Cities for a Small Planet

  • Richard Rogers
Faber: 1997. Pp.180 £9.99,(pbk)
Under a cloud: are sprawls such as pollution-plagued Mexico City heading for disaster? Four million cars congest its streets and its population of 20 million is growing at the rate of 80,000 people a month. Credit: Julio etchart/reportage/still pictures

Cities are certainly the most conspicuous symptoms of our global environmental crisis, and perhaps even the chief cause. One statistic will here suffice — with its 20 million inhabitants and four million cars, Mexico City is growing at the rate of 80,000 people a month — and also one grim reminder: all previous great urban civilizations, from those of the Indus valley, the Tigris and Euphrates onwards, have utterly collapsed.

Cities for a Small Planet, an exquisitely designed and illustrated reworking of Richard Rogers' 1995 BBC radio Reith lectures, tackles the environmental costs of cities, while affirming their human potential. Cities are meant to bring civilization, but all too often today it is pollution, poverty, crime, congestion and chaos that they call to mind: hence the flight to greenfield sites. So: what future for our cities? And specifically, asks Rogers, where do architects stand in all this — are they sinners, scapegoats or saviours?

Recent decades have seen cities compromised by market-driven developments — sterile zoning into ‘single-minded’ spaces such as business parks and out-of-town shopping malls — and wounded by the great gashes made by highways. Today's megacity may be bejewelled by the odd breathtaking postmodernist tower, but (especially in the United States) it has turned its back on the public areas people crave and urban vitality demands. All too often, Rogers admits, the architect or planner has been the villain of the piece, or at least supinely complicit in the making of these urban wastelands.

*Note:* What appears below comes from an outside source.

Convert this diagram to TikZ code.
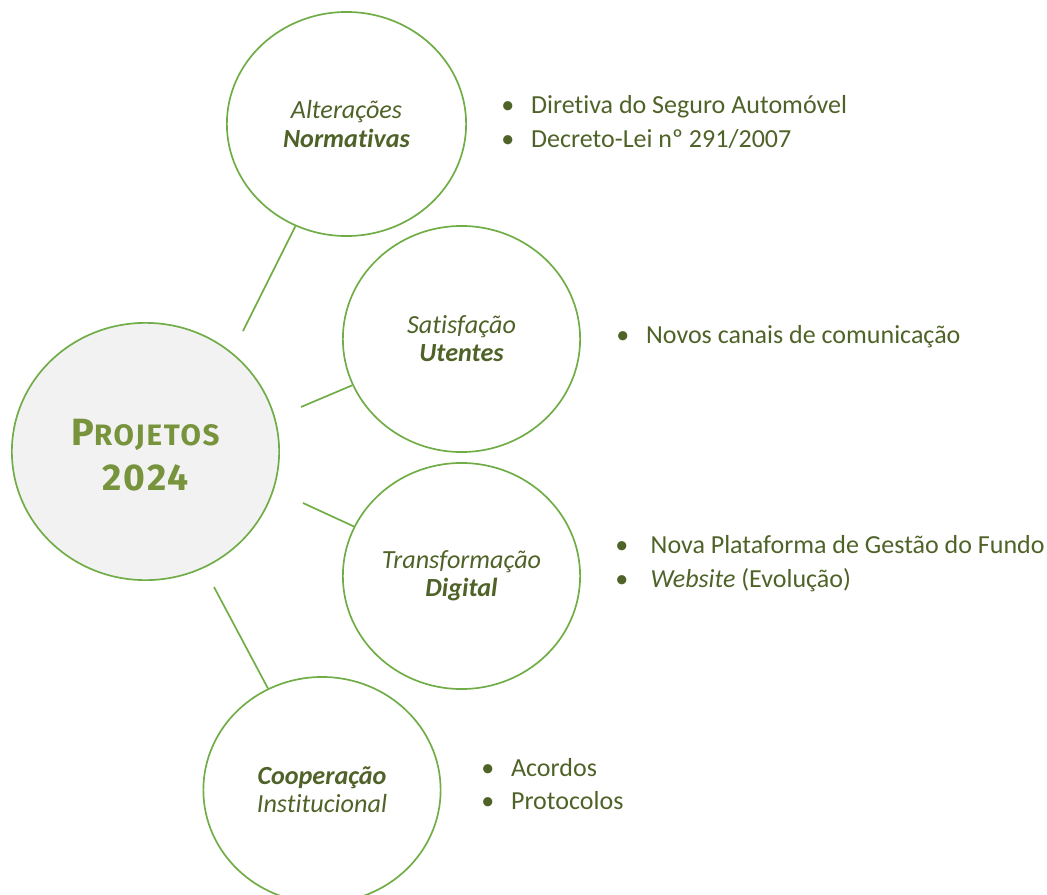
\documentclass[tikz,border=0pt]{standalone}
\usepackage{fontspec}
\setmainfont{Carlito}[Ligatures=CommonOff]
\newfontfamily\titlefont{Fira Sans}
\usetikzlibrary{shapes.geometric}

\definecolor{ringgreen}{HTML}{70AD47}
\definecolor{olivetext}{HTML}{4F6228}
\definecolor{titlegreen}{HTML}{77933C}
\definecolor{hubfill}{HTML}{F2F2F2}

\newcommand{\itm}{\textbullet\hspace{12pt}}

\tikzset{
  topic/.style={ellipse, draw=ringgreen, line width=1.2pt, inner sep=0pt,
    minimum width=5.93cm, minimum height=5.65cm, align=center,
    text=olivetext, font=\fontsize{18.6}{20}\selectfont},
  hubring/.style={topic, fill=hubfill, minimum width=6.68cm, minimum height=6.43cm},
  link/.style={draw=ringgreen, line width=1.2pt},
  bullets/.style={anchor=west, align=left, inner sep=0pt, text=olivetext,
    font=\fontsize{18.5}{24}\selectfont}
}

\begin{document}
\begin{tikzpicture}[x=0.025cm, y=-0.025cm]
	\useasboundingbox (0,0) rectangle (1047,895);

	% central circle
	\node[hubring] (hub) at (145.5,451.5) {};
	\node[text=titlegreen, align=center, font=\titlefont\bfseries\addfontfeatures{LetterSpace=6}]
		(hubText) at (145.5,455.5)
		{{\fontsize{27}{32}\selectfont P}{\fontsize{21}{32}\selectfont ROJETOS}\\[9pt]
		 {\fontsize{26.5}{32}\selectfont 2024}};

	% project areas
	\node[topic, minimum width=5.98cm, minimum height=5.6cm] (alt) at (346.5,124)
		{\itshape Alterações\\\bfseries\itshape Normativas};
	\node[topic] (sat) at (461.5,339) {\itshape Satisfação\\\bfseries\itshape Utentes};
	\node[topic] (dig) at (461.5,576) {\itshape Transformação\\\bfseries\itshape Digital};
	\node[topic] (coop) at (322,790) {\bfseries\itshape Cooperação\\\mdseries\itshape Institucional};

	% connectors, loose at the hub side
	\coordinate (altFoot) at (243,331);
	\coordinate (satFoot) at (301,407);
	\coordinate (digFoot) at (303,503);
	\coordinate (coopFoot) at (214,587);
	\draw[link] (altFoot) -- (alt);
	\draw[link] (satFoot) -- (sat);
	\draw[link] (digFoot) -- (dig);
	\draw[link] (coopFoot) -- (coop);

	% bullet lists
	\node[bullets] (altList) at (501,122)
		{\itm Diretiva do Seguro Automóvel\\\itm Decreto-Lei nº 291/2007};
	\node[bullets] (satList) at (616,337) {\itm Novos canais de comunicação};
	\node[bullets] (digList) at (615,564)
		{\textbullet\hspace{16pt}Nova Plataforma de Gestão do Fundo\\
		 \textbullet\hspace{16pt}\textit{Website} (Evolução)};
	\node[bullets] (coopList) at (481,784) {\itm Acordos\\\itm Protocolos};
\end{tikzpicture}
\end{document}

How could we expect otherwise, when the profession is typically paid to produce not integrated spaces but blocks, in one-off commissions from property developers? “Buildings of all types are packaged and standardized,” Rogers concedes. “Architects are selected for their low fees rather than for the quality of their work. The profession is condemned to turning out the largest enclosure for the least money in the shortest time ⃛ these buildings are the energy-guzzling structures that are consuming half of the world's annual energy.” The result? Buildings that enrich clients but impoverish the quality of urban living.

In place of today's characteristic laissez-faire sprawl, Rogers argues the case for the compact city, one with multiple and overlapping functions, and endowed with ample people-friendly public sites. To achieve this, public will is needed, as in the showcase post-Franco renewal of Barcelona in the 1980s under the populist mayor Pascal Maragal. By contrast, London, rudderless since the abolition of the Greater London Council, is collapsing amid worsening traffic congestion and pollution which carry economic as well as health costs.

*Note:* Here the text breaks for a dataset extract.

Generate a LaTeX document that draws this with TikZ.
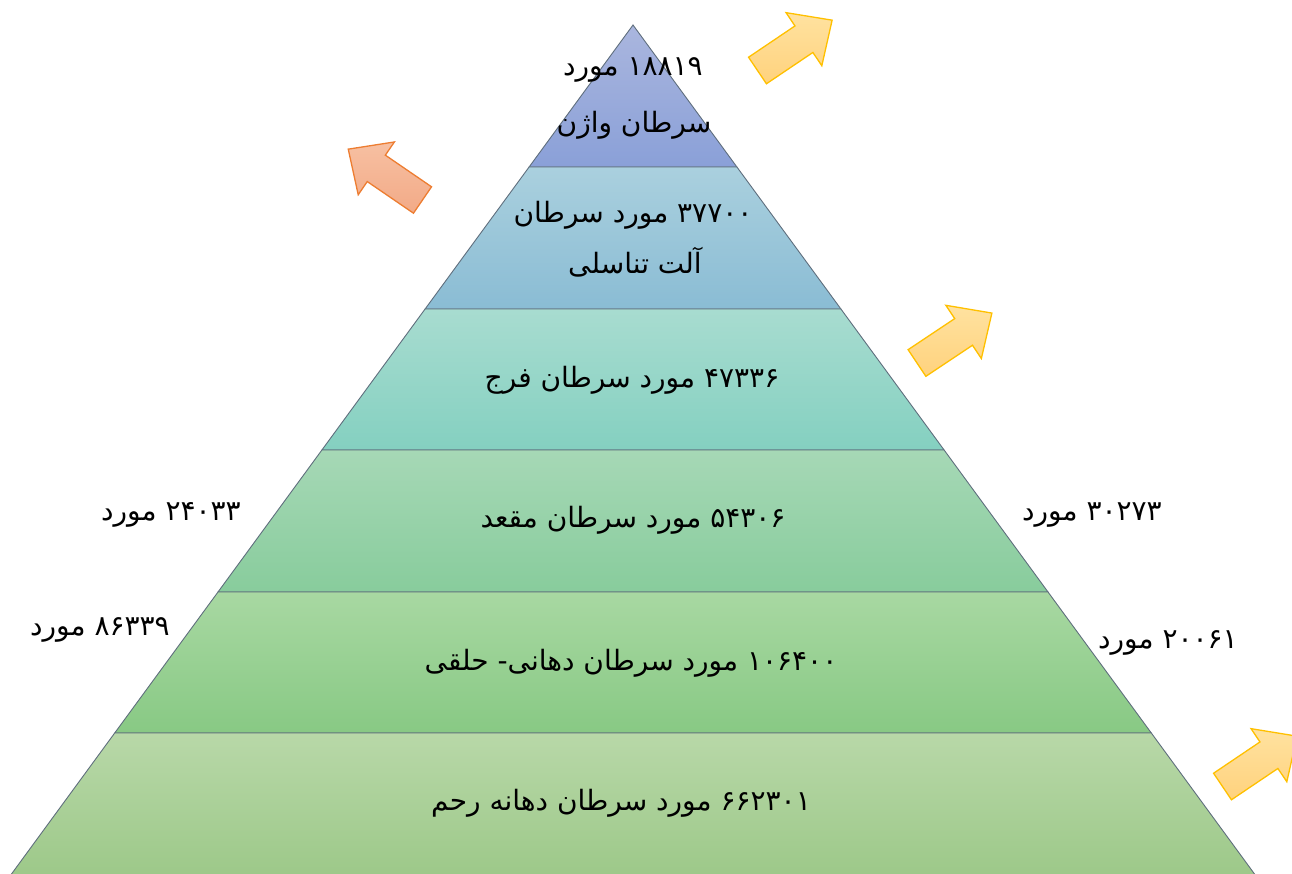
\documentclass[tikz,border=0pt]{standalone}
\usepackage{fontspec}
\newfontfamily\arabicfont[Script=Arabic]{DejaVu Sans}
\TeXXeTstate=1
\definecolor{edgegray}{RGB}{95,110,125}
\definecolor{yborder}{RGB}{255,192,0}
\definecolor{ytop}{RGB}{255,226,160}
\definecolor{ybot}{RGB}{255,210,125}
\definecolor{oborder}{RGB}{237,125,49}
\definecolor{otop}{RGB}{247,192,162}
\definecolor{obot}{RGB}{242,170,135}
\begin{document}
\begin{tikzpicture}[x=1pt,y=-1pt,
  layer/.style={draw=edgegray, line width=0.9pt},
  lbl/.style={font=\arabicfont\fontsize{28}{32}\selectfont, inner sep=0pt, text=black},
  yarrow/.style={draw=yborder, line width=1.3pt, top color=ytop, bottom color=ybot},
  oarrow/.style={draw=oborder, line width=1.3pt, top color=otop, bottom color=obot},
  blockarrow/.pic={\path[pic actions] (0,-16) -- (56,-16) -- (56,-32) -- (90,0) -- (56,32) -- (56,16) -- (0,16) -- cycle;}
]
\useasboundingbox (0,0) rectangle (1292,874);
\begin{scope}
\clip (0,0) rectangle (1292,874);
% pyramid layers
\shadedraw[layer, top color={rgb,255:red,170;green,182;blue,222}, bottom color={rgb,255:red,138;green,160;blue,216}]
  (633,25) -- (736.9,167) -- (529.1,167) -- cycle;
\shadedraw[layer, top color={rgb,255:red,170;green,208;blue,222}, bottom color={rgb,255:red,138;green,188;blue,212}]
  (529.1,167) -- (736.9,167) -- (840.9,309) -- (425.1,309) -- cycle;
\shadedraw[layer, top color={rgb,255:red,168;green,220;blue,208}, bottom color={rgb,255:red,132;green,208;blue,192}]
  (425.1,309) -- (840.9,309) -- (944.1,450) -- (321.9,450) -- cycle;
\shadedraw[layer, top color={rgb,255:red,166;green,216;blue,182}, bottom color={rgb,255:red,136;green,204;blue,156}]
  (321.9,450) -- (944.1,450) -- (1048.0,592) -- (218.0,592) -- cycle;
\shadedraw[layer, top color={rgb,255:red,168;green,216;blue,162}, bottom color={rgb,255:red,136;green,201;blue,132}]
  (218.0,592) -- (1048.0,592) -- (1151.3,733) -- (114.7,733) -- cycle;
\shadedraw[layer, top color={rgb,255:red,184;green,216;blue,168}, bottom color={rgb,255:red,156;green,200;blue,136}]
  (114.7,733) -- (1151.3,733) -- (1258.9,880) -- (7.1,880) -- cycle;
% arrows
\pic[oarrow, rotate=145.6] (oa) at (422.5,200) {blockarrow};
\pic[yarrow, rotate=34] (ya1) at (757.5,70.5) {blockarrow};
\pic[yarrow, rotate=33.7] (ya2) at (917,363) {blockarrow};
\pic[yarrow, rotate=34] (ya3) at (1222.5,786.5) {blockarrow};
\end{scope}
% labels inside the pyramid
\node[lbl] (t1a) at (633,70) {\beginR ۱۸۸۱۹ مورد\endR};
\node[lbl] (t1b) at (634,125) {\beginR سرطان واژن\endR};
\node[lbl] (t2a) at (633,215) {\beginR ۳۷۷۰۰ مورد سرطان\endR};
\node[lbl] (t2b) at (635,262) {\beginR آلت تناسلی\endR};
\node[lbl] (t3) at (632,380) {\beginR ۴۷۳۳۶ مورد سرطان فرج\endR};
\node[lbl] (t4) at (633,520) {\beginR ۵۴۳۰۶ مورد سرطان مقعد\endR};
\node[lbl] (t5) at (631,663) {\beginR ۱۰۶۴۰۰ مورد سرطان دهانی- حلقی\endR};
\node[lbl] (t6) at (621,803) {\beginR ۶۶۲۳۰۱ مورد سرطان دهانه رحم\endR};
% side labels
\node[lbl] (l1) at (171,515) {\beginR ۲۴۰۳۳ مورد\endR};
\node[lbl] (l2) at (100,630) {\beginR ۸۶۳۳۹ مورد\endR};
\node[lbl] (r1) at (1092,515) {\beginR ۳۰۲۷۳ مورد\endR};
\node[lbl] (r2) at (1168,643) {\beginR ۲۰۰۶۱ مورد\endR};
\end{tikzpicture}
\end{document}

Architect-planners have their role to play too. Given today's desiderata of sustainable growth and environmental renewal, the city and its structures must be rethought on viable ecological principles. Essential to that are energy-efficient buildings, whose specialized technical features will use natural resources (trees, sunlight, wind) and minimize waste.

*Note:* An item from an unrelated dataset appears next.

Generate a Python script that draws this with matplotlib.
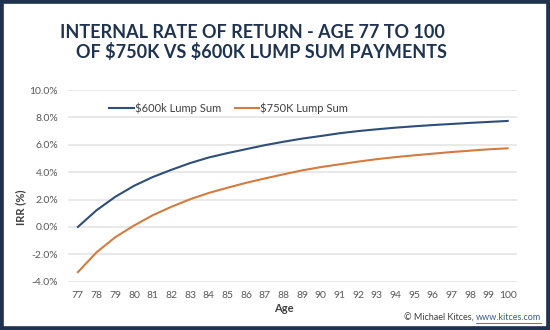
import matplotlib
matplotlib.use("Agg")
import matplotlib.pyplot as plt
from matplotlib.patches import Rectangle
from matplotlib.ticker import FuncFormatter

ages = list(range(77, 101))
irr_600k = [0.00, 1.22, 2.20, 3.00, 3.64, 4.17, 4.66, 5.07, 5.39, 5.68, 5.97, 6.22,
            6.45, 6.64, 6.84, 7.00, 7.13, 7.25, 7.35, 7.44, 7.52, 7.60, 7.67, 7.74]
irr_750k = [-3.30, -1.85, -0.75, 0.10, 0.85, 1.47, 2.02, 2.48, 2.86, 3.22, 3.54, 3.84,
            4.13, 4.37, 4.57, 4.77, 4.95, 5.10, 5.23, 5.35, 5.47, 5.57, 5.67, 5.74]
series_labels = ["$600k Lump Sum", "$750K Lump Sum"]
y_ticks = [-4, -2, 0, 2, 4, 6, 8, 10]
title_lines = ["INTERNAL RATE OF RETURN - AGE 77 TO 100",
               "OF \\$750K VS \\$600K LUMP SUM PAYMENTS"]

NAVY = "#1f3350"
BLUE = "#2f4f78"
ORANGE = "#d47b3f"
TXT = "#595959"
FONT = "Lato"

W, H = 550, 330
fig = plt.figure(figsize=(5.5, 3.3), dpi=100)
fig.patch.set_facecolor("white")

# border
fig.add_artist(Rectangle((0, 0), 1, 1, transform=fig.transFigure, fill=False,
                         edgecolor=NAVY, linewidth=5.5, zorder=10))

ax = fig.add_axes([68 / W, (H - 281.7) / H, (517 - 68) / W, (281.7 - 90) / H])
ax.plot(ages, irr_600k, color=BLUE, linewidth=1.5, label=series_labels[0])
ax.plot(ages, irr_750k, color=ORANGE, linewidth=1.5, label=series_labels[1])

ax.set_xlim(76.47, 100.5)
ax.set_ylim(-4, 10)
ax.set_yticks(y_ticks)
ax.set_xticks(ages)
ax.yaxis.set_major_formatter(FuncFormatter(lambda v, p: f"{v:.1f}%"))
for s in ax.spines.values():
    s.set_visible(False)
ax.grid(axis="y", color="#e3e3e3", linewidth=1.1)
ax.set_axisbelow(True)
ax.tick_params(length=0, labelsize=7.5, labelcolor=TXT, pad=7)
for lab in ax.get_xticklabels() + ax.get_yticklabels():
    lab.set_fontfamily(FONT)

leg = ax.legend(loc="upper left", bbox_to_anchor=(0.07, 0.985), ncol=2, frameon=False,
                handlelength=2.2, handletextpad=0.1, columnspacing=1.2,
                prop={"family": FONT, "size": 8})
for t in leg.get_texts():
    t.set_color("#404040")

fig.text(252 / W, 1 - 32 / H, title_lines[0], ha="center", va="center",
         fontsize=13, fontweight="bold", color=NAVY, family=FONT)
fig.text(261 / W, 1 - 52 / H, title_lines[1], ha="center", va="center",
         fontsize=13, fontweight="bold", color=NAVY, family=FONT)

fig.text(284 / W, 1 - 308 / H, "Age", ha="center", va="center",
         fontsize=8, fontweight="bold", color="#404040", family=FONT)
fig.text(21 / W, 1 - 207 / H, "IRR (%)", ha="center", va="center", rotation=90,
         fontsize=8, fontweight="bold", color="#404040", family=FONT)

t2 = fig.text(541 / W, 1 - 318 / H, "www.kitces.com", ha="right", va="center",
              fontsize=6.5, color="#3b5d8f", family=FONT)
t2.set_url("https://www.kitces.com")
fig.canvas.draw()
bb = t2.get_window_extent()
x0 = bb.x0 / W
fig.add_artist(plt.Line2D([bb.x0 / W, bb.x1 / W], [(bb.y0 - 0.5) / H] * 2,
                          color="#3b5d8f", linewidth=0.6, transform=fig.transFigure))
fig.text(x0, 1 - 318 / H, "\u00a9 Michael Kitces, ", ha="right", va="center",
         fontsize=6.5, color="#404040", family=FONT)

fig.savefig("out.png", dpi=100)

Escorting the reader through a portfolio of buildings and developments mainly designed by his own partners, Rogers shows what has been done (efficient use of the atrium, for instance) and what remains to be achieved. It is disappointing that his most environmentally sympathetic proposals — such as those for Shanghai — seem to be the ones that never got off the drawing-board, presumably because they contravened the developers' demand for profit-maximization and the conventional urban-political axiom that the motorist always comes first.

Londoners in particular will welcome another chance to ponder his imaginative plans for Trafalgar Square (now, as he remarks, just a vast roundabout) — though they may not be able to avoid a wry smile, given his own involvement with the Greenwich Dome, when Rogers says that, by way of a Millennium celebration, a “series of local projects” would be far preferable to a “sweeping Beaux Arts masterplan”.

Mammon of course has always been the ultimate foe, but the most destructive force this century has been the car. Every redesigning of the city to make it subservient to the needs of private vehicles has been another nail in its coffin as an agent of human congregation: all too often, all that is left of public space is the unsafe, frenetic pavement. Rogers is at his most passionate in crusading to reclaim the city from the car — whether through big improvements in public transportation systems or, better still, by cutting the need for journeys themselves, for example by ‘living above the shop’.

Read this book while stuck in the traffic jam on the way to work. Think of all the friendlier urban environments in which you might be reading it. And then make waves towards putting into effect the ideas so imaginatively, so ardently advanced. We owe it to the next generation that it should have no mean city to inherit.